One Law for Both is a 1917 American silent drama film directed by Ivan Abramson.

==Plot==
Elga Pulsaki (Rita Jolivet) and her brother Ossip (James W. Morrison) emigrate to the United States from Russia to escape persecution. Elga marries Norman Hutchinson (Vincent Serrano), but their marital bliss is torn asunder when Norman learns that Elga had had sex with a government official in Russia who had threatened her brother. Norman throws Elga out of the house, but Norman's sister reminds him that he did not suggest the same course of action for her when she realized her husband (Count de Fernac, played by Pedro de Cordoba) had previously fathered a child out of wedlock. Struck by cognitive dissonance—the unequal treatment of the sexes—Norman apologizes to Elga and they are reunited.

==Cast==
- Rita Jolivet at Elga Pulaski
- James W. Morrison as Ossip Pulaski
- Leah Baird as Helen
- Vincent Serrano as Norman Hutchinson
- Paul Capellani as Baron Jan Slezak
- Helen Arnold as Magda
- Pedro de Cordoba as Count de Fernac
- Margaret Greene as Renee
- Anders Randolf as The Governor, General Gourko
- Hassan Mussalli as Feodor Wolski
- Walter Gould as Henri

==Reception==
One Law for Both was director Ivan Abramson's most involved production to that point in terms of expense, length, and cast, featuring a well-known cast of respected actors. The Moving Picture World found the finished product to be "far too long" with a "very slow and somewhat tedious" tempo, and with rapid unexplained jumping of scene between America and Russia. But the New York press gave it very favorable reviews.

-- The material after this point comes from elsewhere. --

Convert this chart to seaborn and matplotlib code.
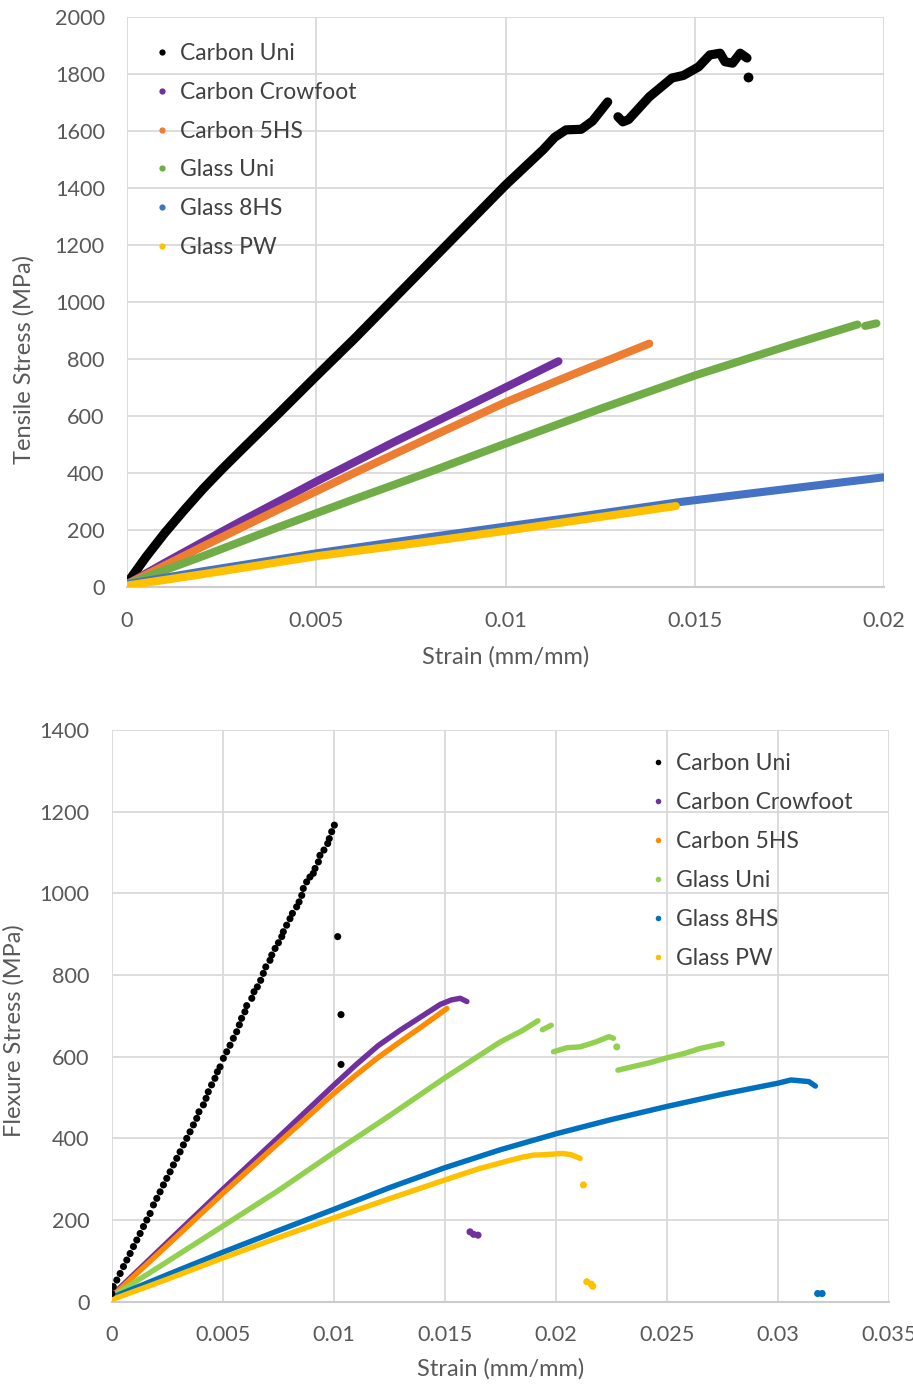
import matplotlib
matplotlib.use("Agg")
import matplotlib.pyplot as plt
from matplotlib.lines import Line2D
import seaborn as sns
import pandas as pd

# ---------------- data ----------------
SERIES = ["Carbon Uni", "Carbon Crowfoot", "Carbon 5HS", "Glass Uni", "Glass 8HS", "Glass PW"]

# --- Tensile (top) ---
t_cu1_x = [0, 0.0005, 0.001, 0.0015, 0.002, 0.0025, 0.003, 0.004, 0.005, 0.006, 0.007, 0.008,
           0.009, 0.010, 0.011, 0.0113, 0.0116, 0.0120, 0.0123, 0.0127]
t_cu1_y = [12, 105, 190, 268, 343, 412, 478, 608, 740, 870, 1005, 1140,
           1275, 1410, 1535, 1578, 1604, 1606, 1635, 1702]
t_cu2_x = [0.01297, 0.0131, 0.01325, 0.0138, 0.0144, 0.0147, 0.0151, 0.0154, 0.01567, 0.0158, 0.0160, 0.0162, 0.01638]
t_cu2_y = [1650, 1632, 1640, 1720, 1786, 1795, 1825, 1867, 1873, 1843, 1838, 1873, 1856]
t_cu_pt_x = [0.01641]
t_cu_pt_y = [1790]

t_cc_x = [0, 0.001, 0.002, 0.003, 0.005, 0.007, 0.009, 0.0114]
t_cc_y = [10, 85, 158, 230, 370, 505, 635, 792]

t_c5_x = [0, 0.001, 0.002, 0.004, 0.006, 0.008, 0.010, 0.012, 0.0138]
t_c5_y = [10, 76, 142, 272, 400, 525, 648, 758, 854]

t_gu1_x = [0, 0.002, 0.004, 0.006, 0.008, 0.010, 0.0125, 0.015, 0.0175, 0.0193]
t_gu1_y = [10, 108, 210, 308, 404, 503, 625, 742, 848, 921]
t_gu2_x = [0.0195, 0.0198]
t_gu2_y = [916, 925]

t_g8_x = [0, 0.002, 0.005, 0.008, 0.010, 0.012, 0.0146, 0.0175, 0.0200]
t_g8_y = [10, 55, 118, 175, 212, 248, 298, 345, 385]

t_gp_x = [0, 0.002, 0.005, 0.008, 0.010, 0.012, 0.0145]
t_gp_y = [5, 45, 108, 160, 197, 236, 284]

# --- Flexure (bottom) ---
f_cu_x = [0.0, 0.00007, 0.00023, 0.00038, 0.00053, 0.00068, 0.00083, 0.00098, 0.00113, 0.00128,
          0.00143, 0.00158, 0.00173, 0.00188, 0.00203, 0.00218, 0.00233, 0.00248, 0.00263, 0.00278,
          0.00293, 0.00308, 0.00323, 0.00338, 0.00353, 0.00368, 0.00383, 0.00393, 0.00413, 0.00425,
          0.00435, 0.00450, 0.00465, 0.00476, 0.00488, 0.00503, 0.00518, 0.00533, 0.00548, 0.00563,
          0.00575, 0.00585, 0.00600, 0.00608, 0.00631, 0.00641, 0.00656, 0.00671, 0.00683, 0.00694,
          0.00713, 0.00721, 0.00736, 0.00751, 0.00766, 0.00773, 0.00788, 0.00803, 0.00814, 0.00833,
          0.00844, 0.00856, 0.00863, 0.00878, 0.00893, 0.00908, 0.00916, 0.00931, 0.00938, 0.00956,
          0.00973, 0.00980, 0.00991, 0.01003]
f_cu_y = [20, 37, 53, 69, 86, 102, 118, 135, 151, 167,
          184, 200, 216, 237, 253, 269, 286, 302, 318, 335,
          351, 367, 384, 400, 416, 433, 449, 465, 482, 498,
          514, 531, 547, 563, 575, 596, 612, 628, 645, 661,
          678, 694, 710, 725, 743, 759, 771, 787, 804, 820,
          836, 849, 865, 879, 894, 906, 922, 938, 951, 967,
          979, 995, 1012, 1028, 1040, 1049, 1061, 1077, 1093, 1106,
          1122, 1134, 1151, 1167]
f_cu_pt_x = [0.01018, 0.01033, 0.01033]
f_cu_pt_y = [894, 703, 581]

f_cc_x = [0, 0.0025, 0.005, 0.0075, 0.010, 0.011, 0.012, 0.013, 0.014, 0.0148, 0.0153, 0.0157, 0.0160]
f_cc_y = [15, 145, 275, 402, 530, 580, 627, 665, 700, 728, 739, 743, 735]
f_cc_pt_x = [0.01614, 0.0163, 0.0165]
f_cc_pt_y = [171, 165, 163]

f_c5_x = [0, 0.0025, 0.005, 0.0075, 0.010, 0.011, 0.012, 0.013, 0.014, 0.0151]
f_c5_y = [12, 138, 265, 388, 510, 555, 598, 637, 675, 718]

f_gu1_x = [0, 0.0025, 0.005, 0.0075, 0.010, 0.0125, 0.015, 0.0175, 0.0185, 0.0192]
f_gu1_y = [12, 98, 185, 272, 365, 455, 548, 636, 664, 688]
f_gu2_x = [0.0194, 0.0198]
f_gu2_y = [666, 677]
f_gu3_x = [0.0199, 0.0205, 0.0211, 0.0218, 0.0224, 0.0226]
f_gu3_y = [612, 622, 624, 636, 649, 645]
f_gu4_x = [0.0228, 0.0235, 0.0243, 0.0250, 0.0258, 0.0265, 0.0275]
f_gu4_y = [567, 576, 586, 597, 608, 620, 632]
f_gu_pt_x = [0.02275]
f_gu_pt_y = [624]

f_g8_x = [0, 0.0025, 0.005, 0.0075, 0.010, 0.0125, 0.015, 0.0175, 0.020, 0.0225, 0.025, 0.0275, 0.030, 0.0306, 0.0314, 0.0317]
f_g8_y = [10, 66, 121, 174, 226, 279, 328, 372, 411, 446, 478, 508, 535, 543, 539, 528]
f_g8_pt_x = [0.0318, 0.0320]
f_g8_pt_y = [20, 20]

f_gp_x = [0, 0.0025, 0.005, 0.0075, 0.010, 0.0125, 0.015, 0.0165, 0.018, 0.0185, 0.019, 0.0195, 0.0203, 0.0207, 0.0211]
f_gp_y = [5, 55, 107, 157, 205, 252, 298, 325, 347, 354, 359, 360, 363, 360, 351]
f_gp_pt_x = [0.02125, 0.0214, 0.0216, 0.02167]
f_gp_pt_y = [286, 49, 43, 38]

TOP_COLORS = ["#000000", "#7030A0", "#ED7D31", "#70AD47", "#4472C4", "#FFC000"]
BOT_COLORS = ["#000000", "#7030A0", "#FF8C00", "#92D050", "#0070C0", "#FFC000"]

T_XTICKS = [0, 0.005, 0.01, 0.015, 0.02]
T_XLABELS = ["0", "0.005", "0.01", "0.015", "0.02"]
T_YTICKS = list(range(0, 2001, 200))
B_XTICKS = [0, 0.005, 0.01, 0.015, 0.02, 0.025, 0.03, 0.035]
B_XLABELS = ["0", "0.005", "0.01", "0.015", "0.02", "0.025", "0.03", "0.035"]
B_YTICKS = list(range(0, 1401, 200))


def frame(name, seg, xs, ys):
    return pd.DataFrame({"strain": xs, "stress": ys, "series": name, "seg": f"{name}-{seg}"})


top_black = pd.concat([
    frame("Carbon Uni", 1, t_cu1_x, t_cu1_y),
    frame("Carbon Uni", 2, t_cu2_x, t_cu2_y),
], ignore_index=True)
top_lines = pd.concat([
    frame("Carbon Crowfoot", 1, t_cc_x, t_cc_y),
    frame("Carbon 5HS", 1, t_c5_x, t_c5_y),
    frame("Glass Uni", 1, t_gu1_x, t_gu1_y),
    frame("Glass Uni", 2, t_gu2_x, t_gu2_y),
    frame("Glass 8HS", 1, t_g8_x, t_g8_y),
    frame("Glass PW", 1, t_gp_x, t_gp_y),
], ignore_index=True)
top_pts = frame("Carbon Uni", 0, t_cu_pt_x, t_cu_pt_y)

bot_lines = pd.concat([
    frame("Carbon Crowfoot", 1, f_cc_x, f_cc_y),
    frame("Carbon 5HS", 1, f_c5_x, f_c5_y),
    frame("Glass Uni", 1, f_gu1_x, f_gu1_y),
    frame("Glass Uni", 2, f_gu2_x, f_gu2_y),
    frame("Glass Uni", 3, f_gu3_x, f_gu3_y),
    frame("Glass Uni", 4, f_gu4_x, f_gu4_y),
    frame("Glass 8HS", 1, f_g8_x, f_g8_y),
    frame("Glass PW", 1, f_gp_x, f_gp_y),
], ignore_index=True)
bot_pts = pd.concat([
    frame("Carbon Uni", 0, f_cu_x, f_cu_y),
    frame("Carbon Uni", 9, f_cu_pt_x, f_cu_pt_y),
    frame("Carbon Crowfoot", 9, f_cc_pt_x, f_cc_pt_y),
    frame("Glass Uni", 9, f_gu_pt_x, f_gu_pt_y),
    frame("Glass 8HS", 9, f_g8_pt_x, f_g8_pt_y),
    frame("Glass PW", 9, f_gp_pt_x, f_gp_pt_y),
], ignore_index=True)

# ---------------- style ----------------
sns.set_theme(style="white")
plt.rcParams["font.family"] = ["Lato", "DejaVu Sans"]
TXT = "#595959"
GRID = "#d9d9d9"

W, H = 913, 1384
fig = plt.figure(figsize=(W / 100, H / 100), dpi=100)
ax1 = fig.add_axes([127 / W, 1 - 587 / H, (884 - 127) / W, (587 - 17) / H])
ax2 = fig.add_axes([111.7 / W, 1 - 1301.7 / H, (888.7 - 111.7) / W, (1301.7 - 730) / H])

top_pal = dict(zip(SERIES, TOP_COLORS))
bot_pal = dict(zip(SERIES, BOT_COLORS))

sns.lineplot(data=top_black, x="strain", y="stress", hue="series",
             units="seg", estimator=None, sort=False, palette=top_pal, linewidth=6.6,
             solid_capstyle="round", solid_joinstyle="round", legend=False, ax=ax1, zorder=3)
sns.lineplot(data=top_lines, x="strain", y="stress", hue="series", hue_order=SERIES[1:],
             units="seg", estimator=None, sort=False, palette=top_pal, linewidth=5.8,
             solid_capstyle="round", solid_joinstyle="round", legend=False, ax=ax1, zorder=3)
sns.scatterplot(data=top_pts, x="strain", y="stress", hue="series", palette=top_pal,
                s=50, linewidth=0, legend=False, ax=ax1, zorder=3)

sns.lineplot(data=bot_lines, x="strain", y="stress", hue="series", hue_order=SERIES[1:],
             units="seg", estimator=None, sort=False, palette=bot_pal, linewidth=3.9,
             solid_capstyle="round", solid_joinstyle="round", legend=False, ax=ax2, zorder=3)
sns.scatterplot(data=bot_pts, x="strain", y="stress", hue="series", palette=bot_pal,
                s=26, linewidth=0, legend=False, ax=ax2, zorder=4)


def style_axes(ax, xticks, xlabels, yticks, xlim, ylim, ylabel, ylab_pos, xlab_y):
    ax.set_xlim(*xlim)
    ax.set_ylim(*ylim)
    ax.set_xticks(xticks)
    ax.set_xticklabels(xlabels)
    ax.set_yticks(yticks)
    ax.grid(True, color=GRID, linewidth=1.3, zorder=0)
    ax.set_axisbelow(True)
    for s in ["top", "right", "left"]:
        ax.spines[s].set_visible(False)
    ax.spines["bottom"].set_color("#cccccc")
    ax.spines["bottom"].set_linewidth(1.5)
    ax.tick_params(axis="both", length=0, labelsize=15.6, colors=TXT)
    ax.tick_params(axis="x", pad=17)
    ax.tick_params(axis="y", pad=16)
    ax.set_xlabel("Strain (mm/mm)", fontsize=17, color=TXT)
    ax.set_ylabel(ylabel, fontsize=17, color=TXT)
    ax.xaxis.label.set_va("center")
    ax.yaxis.label.set_va("center")
    ax.yaxis.label.set_ha("center")
    ax.xaxis.set_label_coords(0.5, xlab_y)
    ax.yaxis.set_label_coords(*ylab_pos)


style_axes(ax1, T_XTICKS, T_XLABELS, T_YTICKS, (0, 0.02), (0, 2000),
           "Tensile Stress (MPa)", (-0.136, 0.40), -0.122)
style_axes(ax2, B_XTICKS, B_XLABELS, B_YTICKS, (0, 0.035), (0, 1400),
           "Flexure Stress (MPa)", (-0.1257, 0.475), -0.117)


def add_legend(ax, pal, anchor, msize, spacing):
    handles = [Line2D([0], [0], marker="o", linestyle="", markersize=msize,
                      markerfacecolor=pal[n], markeredgewidth=0) for n in SERIES]
    leg = ax.legend(handles, SERIES, loc="upper left", bbox_to_anchor=anchor,
                    bbox_transform=fig.transFigure, frameon=False, fontsize=16.5,
                    borderpad=0, handlelength=0.6, handletextpad=0.45, labelspacing=spacing)
    for t in leg.get_texts():
        t.set_color("#404040")


add_legend(ax1, top_pal, (144 / W, 1 - 32 / H), 4.5, 0.77)
add_legend(ax2, bot_pal, (640 / W, 1 - 742 / H), 4.0, 0.78)

fig.savefig("out.png", dpi=100)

Like many American films of the time, One Law for Both was subject to cuts by city and state film censorship boards. The Chicago Board of Censors cut, starting with reel 3, several intertitles including "I will free all of the prisoners - for a price", "I am to become the wife of the noblest man in Poland and I will not come to him degraded", "The break of another day", "I, a spy, a traitor? Rather did I betray my honor to set you free", and "Elga forgive our accusation. You did not commit an act of shame", and the scene of a man drawing back portieres to a bedroom and the two following bedroom scenes; in reel 4 the intertitle "I must kill the man who robbed you of your honor" and the shooting of Slezak and his falling; in reel 5 the scene of a woman's gown falling off of her shoulders and the intertitle "I will expect you in the palace within an hour"; in reel 6 the vision scene of the bedroom in the governor's palace; and in reel 7 intertitles "I love my other papa better" and "Elga's was a sacrifice for others", two scenes of a man in the adventuress' bedroom, and a vision of the shooting.

==Status==
The film's preservation status is classified as unknown, which suggests that it is a lost film.